**Problem to solve**
Take every line from the first down to the line with "const femaleRange = [9, 100];" and set it down exactly, without the pictures.

**Raw data**
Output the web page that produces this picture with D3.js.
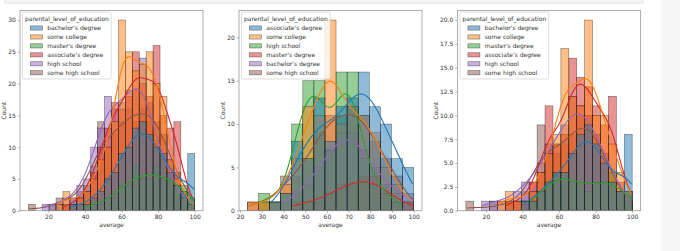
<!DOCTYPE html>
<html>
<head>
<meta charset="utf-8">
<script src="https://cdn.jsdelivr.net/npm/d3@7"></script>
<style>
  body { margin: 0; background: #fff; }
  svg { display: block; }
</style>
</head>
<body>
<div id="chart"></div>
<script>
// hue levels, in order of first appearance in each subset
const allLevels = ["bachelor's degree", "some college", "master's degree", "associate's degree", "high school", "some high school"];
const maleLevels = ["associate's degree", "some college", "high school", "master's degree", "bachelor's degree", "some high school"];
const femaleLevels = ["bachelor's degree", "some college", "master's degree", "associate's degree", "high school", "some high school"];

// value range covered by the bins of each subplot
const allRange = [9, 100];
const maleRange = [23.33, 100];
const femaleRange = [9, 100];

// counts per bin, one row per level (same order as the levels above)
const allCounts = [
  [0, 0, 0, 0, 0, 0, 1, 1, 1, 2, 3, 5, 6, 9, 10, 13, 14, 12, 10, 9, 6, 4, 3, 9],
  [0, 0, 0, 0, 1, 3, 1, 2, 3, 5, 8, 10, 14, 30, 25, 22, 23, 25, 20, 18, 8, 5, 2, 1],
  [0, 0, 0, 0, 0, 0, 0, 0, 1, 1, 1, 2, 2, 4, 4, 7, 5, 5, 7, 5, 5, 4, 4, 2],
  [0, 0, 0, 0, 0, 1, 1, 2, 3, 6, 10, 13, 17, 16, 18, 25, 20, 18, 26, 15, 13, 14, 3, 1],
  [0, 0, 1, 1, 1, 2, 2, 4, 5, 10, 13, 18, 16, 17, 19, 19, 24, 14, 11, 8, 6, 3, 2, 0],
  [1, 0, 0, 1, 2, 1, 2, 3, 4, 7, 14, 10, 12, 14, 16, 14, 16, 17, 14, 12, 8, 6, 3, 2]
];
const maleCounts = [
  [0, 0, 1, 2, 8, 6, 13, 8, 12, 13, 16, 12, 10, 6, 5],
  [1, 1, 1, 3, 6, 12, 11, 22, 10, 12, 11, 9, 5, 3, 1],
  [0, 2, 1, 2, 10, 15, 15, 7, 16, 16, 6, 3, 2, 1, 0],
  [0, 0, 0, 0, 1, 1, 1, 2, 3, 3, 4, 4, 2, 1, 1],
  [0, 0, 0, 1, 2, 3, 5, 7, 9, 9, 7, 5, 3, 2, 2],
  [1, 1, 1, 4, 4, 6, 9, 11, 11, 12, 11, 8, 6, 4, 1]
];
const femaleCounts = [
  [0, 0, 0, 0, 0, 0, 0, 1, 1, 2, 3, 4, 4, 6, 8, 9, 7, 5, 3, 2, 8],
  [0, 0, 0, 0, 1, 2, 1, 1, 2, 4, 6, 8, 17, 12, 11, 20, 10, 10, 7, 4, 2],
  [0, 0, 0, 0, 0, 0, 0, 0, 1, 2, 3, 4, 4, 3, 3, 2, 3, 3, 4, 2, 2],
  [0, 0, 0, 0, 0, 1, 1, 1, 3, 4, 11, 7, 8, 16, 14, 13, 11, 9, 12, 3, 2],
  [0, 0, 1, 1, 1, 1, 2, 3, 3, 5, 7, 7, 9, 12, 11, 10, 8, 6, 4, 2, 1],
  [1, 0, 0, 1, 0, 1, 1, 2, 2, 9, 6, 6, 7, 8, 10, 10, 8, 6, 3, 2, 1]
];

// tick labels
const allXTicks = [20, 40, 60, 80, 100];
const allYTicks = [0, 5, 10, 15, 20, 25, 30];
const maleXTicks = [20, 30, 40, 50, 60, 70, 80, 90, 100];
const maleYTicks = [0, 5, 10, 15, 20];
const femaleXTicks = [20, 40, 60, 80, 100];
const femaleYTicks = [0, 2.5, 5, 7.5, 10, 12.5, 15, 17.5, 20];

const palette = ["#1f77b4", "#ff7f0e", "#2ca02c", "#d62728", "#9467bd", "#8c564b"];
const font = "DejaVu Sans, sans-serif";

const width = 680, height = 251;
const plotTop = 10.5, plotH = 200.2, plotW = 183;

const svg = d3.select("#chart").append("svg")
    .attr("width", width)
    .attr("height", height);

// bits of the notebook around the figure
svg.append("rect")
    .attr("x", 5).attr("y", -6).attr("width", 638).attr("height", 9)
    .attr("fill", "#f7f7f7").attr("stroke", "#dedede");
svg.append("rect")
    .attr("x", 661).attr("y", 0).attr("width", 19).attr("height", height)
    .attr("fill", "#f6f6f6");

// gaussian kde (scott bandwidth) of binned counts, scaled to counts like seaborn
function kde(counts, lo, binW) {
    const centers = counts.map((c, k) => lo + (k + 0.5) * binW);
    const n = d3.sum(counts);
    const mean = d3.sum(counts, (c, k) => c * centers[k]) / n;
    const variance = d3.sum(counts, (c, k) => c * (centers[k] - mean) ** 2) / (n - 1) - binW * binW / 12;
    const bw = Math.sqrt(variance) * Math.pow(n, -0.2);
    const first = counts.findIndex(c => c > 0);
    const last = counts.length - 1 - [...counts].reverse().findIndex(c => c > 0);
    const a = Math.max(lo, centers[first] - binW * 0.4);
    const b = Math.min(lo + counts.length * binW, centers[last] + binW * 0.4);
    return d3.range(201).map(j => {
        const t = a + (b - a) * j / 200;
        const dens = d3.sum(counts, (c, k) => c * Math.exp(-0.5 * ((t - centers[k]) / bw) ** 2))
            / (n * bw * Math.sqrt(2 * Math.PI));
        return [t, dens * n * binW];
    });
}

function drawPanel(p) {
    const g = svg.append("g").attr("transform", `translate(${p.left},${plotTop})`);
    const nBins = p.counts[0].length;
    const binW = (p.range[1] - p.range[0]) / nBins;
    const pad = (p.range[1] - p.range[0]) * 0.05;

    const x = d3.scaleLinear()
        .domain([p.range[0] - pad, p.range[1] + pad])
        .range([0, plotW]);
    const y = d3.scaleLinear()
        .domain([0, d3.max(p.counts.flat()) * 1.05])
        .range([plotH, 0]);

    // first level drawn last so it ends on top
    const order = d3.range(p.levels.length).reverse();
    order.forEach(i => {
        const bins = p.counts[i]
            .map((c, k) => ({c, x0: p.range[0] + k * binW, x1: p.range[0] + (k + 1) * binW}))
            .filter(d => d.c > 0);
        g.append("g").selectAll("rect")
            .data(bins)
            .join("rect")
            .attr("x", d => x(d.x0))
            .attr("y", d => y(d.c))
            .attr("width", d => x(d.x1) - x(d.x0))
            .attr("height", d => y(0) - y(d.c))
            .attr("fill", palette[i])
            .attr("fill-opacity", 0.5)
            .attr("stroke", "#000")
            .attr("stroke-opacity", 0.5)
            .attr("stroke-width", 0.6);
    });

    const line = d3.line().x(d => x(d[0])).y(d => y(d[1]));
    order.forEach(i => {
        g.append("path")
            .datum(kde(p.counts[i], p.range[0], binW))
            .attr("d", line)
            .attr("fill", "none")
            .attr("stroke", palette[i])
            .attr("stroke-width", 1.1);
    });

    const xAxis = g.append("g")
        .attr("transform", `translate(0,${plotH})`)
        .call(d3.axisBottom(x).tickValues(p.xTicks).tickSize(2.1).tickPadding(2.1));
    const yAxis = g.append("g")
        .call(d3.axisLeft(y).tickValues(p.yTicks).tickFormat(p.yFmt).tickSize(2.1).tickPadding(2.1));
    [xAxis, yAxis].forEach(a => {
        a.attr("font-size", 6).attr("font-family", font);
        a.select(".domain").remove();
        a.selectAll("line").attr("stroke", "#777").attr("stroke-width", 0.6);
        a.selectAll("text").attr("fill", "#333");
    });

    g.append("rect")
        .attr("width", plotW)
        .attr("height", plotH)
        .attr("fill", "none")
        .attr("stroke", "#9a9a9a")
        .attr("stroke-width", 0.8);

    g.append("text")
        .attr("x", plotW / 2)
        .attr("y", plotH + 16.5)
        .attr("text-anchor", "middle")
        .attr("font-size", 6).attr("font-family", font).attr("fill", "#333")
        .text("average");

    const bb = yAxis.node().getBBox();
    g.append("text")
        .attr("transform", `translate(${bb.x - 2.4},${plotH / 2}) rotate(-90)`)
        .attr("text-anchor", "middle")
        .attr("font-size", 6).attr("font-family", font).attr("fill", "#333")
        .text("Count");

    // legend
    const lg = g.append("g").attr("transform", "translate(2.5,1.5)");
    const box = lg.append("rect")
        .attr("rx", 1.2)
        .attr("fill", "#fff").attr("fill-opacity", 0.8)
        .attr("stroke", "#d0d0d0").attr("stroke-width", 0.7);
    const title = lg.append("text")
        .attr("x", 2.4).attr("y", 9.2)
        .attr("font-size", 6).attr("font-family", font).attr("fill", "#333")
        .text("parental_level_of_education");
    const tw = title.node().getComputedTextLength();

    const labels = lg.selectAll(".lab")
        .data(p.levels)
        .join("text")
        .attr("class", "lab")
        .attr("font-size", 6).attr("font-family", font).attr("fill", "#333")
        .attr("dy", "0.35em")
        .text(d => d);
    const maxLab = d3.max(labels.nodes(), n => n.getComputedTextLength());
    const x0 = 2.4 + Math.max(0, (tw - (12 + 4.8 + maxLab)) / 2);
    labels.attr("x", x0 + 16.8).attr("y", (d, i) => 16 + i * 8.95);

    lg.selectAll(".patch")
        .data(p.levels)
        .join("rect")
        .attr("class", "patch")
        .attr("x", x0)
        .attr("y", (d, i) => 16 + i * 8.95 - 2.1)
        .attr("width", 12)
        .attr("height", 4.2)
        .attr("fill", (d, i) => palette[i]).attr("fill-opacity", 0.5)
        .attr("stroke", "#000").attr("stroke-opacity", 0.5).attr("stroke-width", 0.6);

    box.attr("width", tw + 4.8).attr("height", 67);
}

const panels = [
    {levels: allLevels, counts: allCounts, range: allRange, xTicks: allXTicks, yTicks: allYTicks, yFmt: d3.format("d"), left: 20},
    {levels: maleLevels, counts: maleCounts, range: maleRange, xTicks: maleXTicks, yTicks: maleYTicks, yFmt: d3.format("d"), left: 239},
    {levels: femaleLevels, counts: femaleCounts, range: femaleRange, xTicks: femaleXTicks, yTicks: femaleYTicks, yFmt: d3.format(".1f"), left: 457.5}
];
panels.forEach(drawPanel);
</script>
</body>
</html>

**Finished task**
Output the web page that produces this picture with D3.js.
<!DOCTYPE html>
<html>
<head>
<meta charset="utf-8">
<script src="https://cdn.jsdelivr.net/npm/d3@7"></script>
<style>
  body { margin: 0; background: #fff; }
  svg { display: block; }
</style>
</head>
<body>
<div id="chart"></div>
<script>
// hue levels, in order of first appearance in each subset
const allLevels = ["bachelor's degree", "some college", "master's degree", "associate's degree", "high school", "some high school"];
const maleLevels = ["associate's degree", "some college", "high school", "master's degree", "bachelor's degree", "some high school"];
const femaleLevels = ["bachelor's degree", "some college", "master's degree", "associate's degree", "high school", "some high school"];

// value range covered by the bins of each subplot
const allRange = [9, 100];
const maleRange = [23.33, 100];
const femaleRange = [9, 100];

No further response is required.